The tragedy and the scale of disruption to council waste collection services have cast a spotlight on the well-established practice of collective procurement by councils to keep down costs, which is generally green-lighted by the Australian Consumer and Competition Commission.
While the practice is supposed to benefit clients and suppliers by achieving discounts through economies of scale, unions have for years cautioned the mechanism could result in unsafe practices because of its effect in driving down costs.
“Local government are the top of the garbage collection supply chain,” said Tony Sheldon, National Secretary of the Transport Workers Union which represents truckies.
“They have a responsibility to reduce the economic pressure on companies and drivers, and help reduce the risks on our roads.
“It’s time all political leaders – from all parties and the independents – supported action to ease the economic pressure on drivers and cut the toll of deaths on our roads.”

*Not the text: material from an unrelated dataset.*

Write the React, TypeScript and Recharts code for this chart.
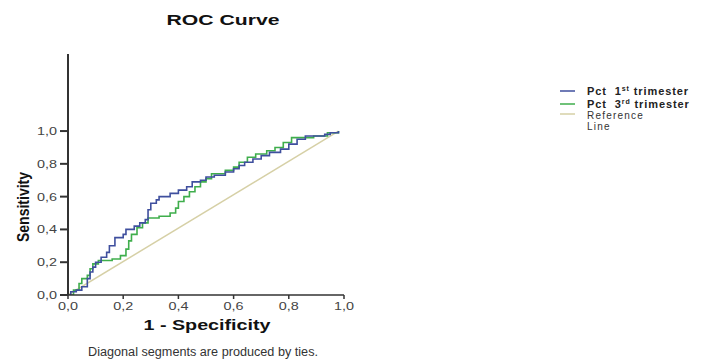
import { LineChart, Line, XAxis, YAxis, Legend, Label } from "recharts";

// ROC points: [1 - specificity, sensitivity]
const firstTrimester: [number, number][] = [
  [0, 0], [0.01, 0.02], [0.03, 0.03], [0.05, 0.05], [0.07, 0.1], [0.08, 0.14],
  [0.09, 0.17], [0.1, 0.2], [0.12, 0.23], [0.14, 0.26], [0.15, 0.3], [0.17, 0.35],
  [0.2, 0.37], [0.21, 0.4], [0.24, 0.42], [0.26, 0.44], [0.28, 0.46], [0.29, 0.52],
  [0.3, 0.56], [0.32, 0.58], [0.33, 0.6], [0.37, 0.62], [0.4, 0.64], [0.43, 0.66],
  [0.45, 0.69], [0.48, 0.7], [0.5, 0.72], [0.53, 0.73], [0.57, 0.75], [0.6, 0.77],
  [0.62, 0.79], [0.64, 0.81], [0.67, 0.83], [0.7, 0.85], [0.73, 0.87], [0.77, 0.89],
  [0.8, 0.92], [0.83, 0.95], [0.86, 0.97], [0.93, 0.98], [0.95, 0.99], [0.98, 1.0],
];

const thirdTrimester: [number, number][] = [
  [0, 0], [0.02, 0.03], [0.04, 0.07], [0.05, 0.1], [0.07, 0.12], [0.08, 0.16],
  [0.09, 0.19], [0.11, 0.21], [0.16, 0.22], [0.19, 0.24], [0.21, 0.28], [0.22, 0.33],
  [0.23, 0.37], [0.25, 0.41], [0.27, 0.44], [0.29, 0.47], [0.33, 0.48], [0.37, 0.5],
  [0.39, 0.53], [0.4, 0.57], [0.42, 0.6], [0.44, 0.63], [0.46, 0.66], [0.48, 0.69],
  [0.5, 0.71], [0.52, 0.74], [0.57, 0.76], [0.6, 0.78], [0.62, 0.81], [0.65, 0.84],
  [0.68, 0.86], [0.72, 0.88], [0.75, 0.9], [0.78, 0.93], [0.81, 0.96], [0.89, 0.97],
  [0.94, 0.99], [0.98, 1.0],
];

const referenceLine: [number, number][] = [
  [0, 0],
  [0.98, 1.0],
];

const axisTicks = [0, 0.2, 0.4, 0.6, 0.8, 1.0];

const toRows = (pts: [number, number][]) => pts.map(([x, y]) => ({ x, y }));

const BLUE = "#3f4f9e";
const GREEN = "#3fae4c";
const BEIGE = "#d6d0a6";
const FONT = "'Liberation Sans', Arial, sans-serif";
const LEGEND_W = 154;

const fmt = (v: number) => v.toFixed(1).replace(".", ",");

function YTick({ x, y, payload }: any) {
  return (
    <text x={x - 1} y={y + 4} textAnchor="end" fontSize={11} fontFamily={FONT} fill="#444"
      textLength={20} lengthAdjust="spacingAndGlyphs">
      {fmt(payload.value)}
    </text>
  );
}

function XTick({ x, y, payload }: any) {
  return (
    <text x={x} y={y + 9} textAnchor="middle" fontSize={11} fontFamily={FONT} fill="#444"
      textLength={20} lengthAdjust="spacingAndGlyphs">
      {fmt(payload.value)}
    </text>
  );
}

function LegendBox() {
  return (
    <svg width={LEGEND_W} height={62} style={{ display: "block" }}>
      <line x1={5} y1={10} x2={20} y2={10} stroke={BLUE} strokeWidth={1.5} />
      <text x={32} y={14} fontSize={11} fontWeight="bold" fontFamily={FONT} fill="#222" letterSpacing={0.9}>
        Pct{"\u00a0\u00a0"}1<tspan fontSize={7} dy={-4}>st</tspan>
        <tspan dy={4}> trimester</tspan>
      </text>
      <line x1={5} y1={23} x2={20} y2={23} stroke={GREEN} strokeWidth={1.5} />
      <text x={32} y={27} fontSize={11} fontWeight="bold" fontFamily={FONT} fill="#222" letterSpacing={0.9}>
        Pct{"\u00a0\u00a0"}3<tspan fontSize={7} dy={-4}>rd</tspan>
        <tspan dy={4}> trimester</tspan>
      </text>
      <line x1={5} y1={33} x2={20} y2={33} stroke={BEIGE} strokeWidth={1.5} />
      <text x={32} y={38} fontSize={10} fontFamily={FONT} fill="#333" letterSpacing={1.2}>Reference</text>
      <text x={32} y={49} fontSize={10} fontFamily={FONT} fill="#333" letterSpacing={1.2}>Line</text>
    </svg>
  );
}

export default function App() {
  return (
    <div style={{ position: "absolute", left: 0, top: 0, width: 709, height: 363, background: "#fff" }}>
      {/* legend sits at the right; recharts adds its width to the right offset */}
      <LineChart width={709} height={363} margin={{ top: 54, right: 365 - LEGEND_W, left: 0, bottom: 0 }}>
        <XAxis
          type="number"
          dataKey="x"
          domain={[0, 1]}
          allowDataOverflow
          ticks={axisTicks}
          height={68}
          tick={<XTick />}
          tickSize={4}
          stroke="#333"
          strokeWidth={1.5}
        >
          <Label
            content={() => (
              <text x={207} y={330} textAnchor="middle" fontSize={14} fontWeight="bold" fontFamily={FONT}
                fill="#111" textLength={127} lengthAdjust="spacingAndGlyphs">
                1 - Specificity
              </text>
            )}
          />
        </XAxis>
        <YAxis
          type="number"
          dataKey="y"
          domain={[0, 1.47]}
          allowDataOverflow
          ticks={axisTicks}
          width={68}
          tick={<YTick />}
          tickSize={8}
          stroke="#333"
          strokeWidth={2}
        >
          <Label
            content={() => (
              <text x={0} y={0} transform="translate(29,207) rotate(-90)" textAnchor="middle" fontSize={16}
                fontWeight="bold" fontFamily={FONT} fill="#111" textLength={70} lengthAdjust="spacingAndGlyphs">
                Sensitivity
              </text>
            )}
          />
        </YAxis>
        <Legend
          layout="vertical"
          verticalAlign="middle"
          align="right"
          width={LEGEND_W}
          wrapperStyle={{ position: "absolute", left: 555, top: 81, width: LEGEND_W }}
          content={() => <LegendBox />}
        />
        <Line data={toRows(referenceLine)} dataKey="y" type="linear" stroke={BEIGE} strokeWidth={1.5}
          dot={false} isAnimationActive={false} name="Reference Line" />
        <Line data={toRows(thirdTrimester)} dataKey="y" type="stepAfter" stroke={GREEN} strokeWidth={1.6}
          dot={false} isAnimationActive={false} name="Pct 3rd trimester" />
        <Line data={toRows(firstTrimester)} dataKey="y" type="stepAfter" stroke={BLUE} strokeWidth={1.6}
          dot={false} isAnimationActive={false} name="Pct 1st trimester" />
        <text x={223} y={25} textAnchor="middle" fontSize={15} fontWeight="bold" fontFamily={FONT} fill="#111"
          textLength={113} lengthAdjust="spacingAndGlyphs">
          ROC Curve
        </text>
        <text x={88} y={356} fontSize={12} fontFamily={FONT} fill="#333" textLength={230}
          lengthAdjust="spacingAndGlyphs">
          Diagonal segments are produced by ties.
        </text>
      </LineChart>
    </div>
  );
}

Contracting out waste collection and management services has been a well-established part of council procurement for decades and is capable of driving down costs because local governments do not have to heavily invest in capital assets like truck fleets.
Although efficient, the practice has also allowed local governments to reduce the clout of unions in the sector because many councils no longer directly employ garbos.
However a number of inner metropolitan councils, like the City of Sydney, still retain their own fleets and collection staff because of sheer urban density of the inner city.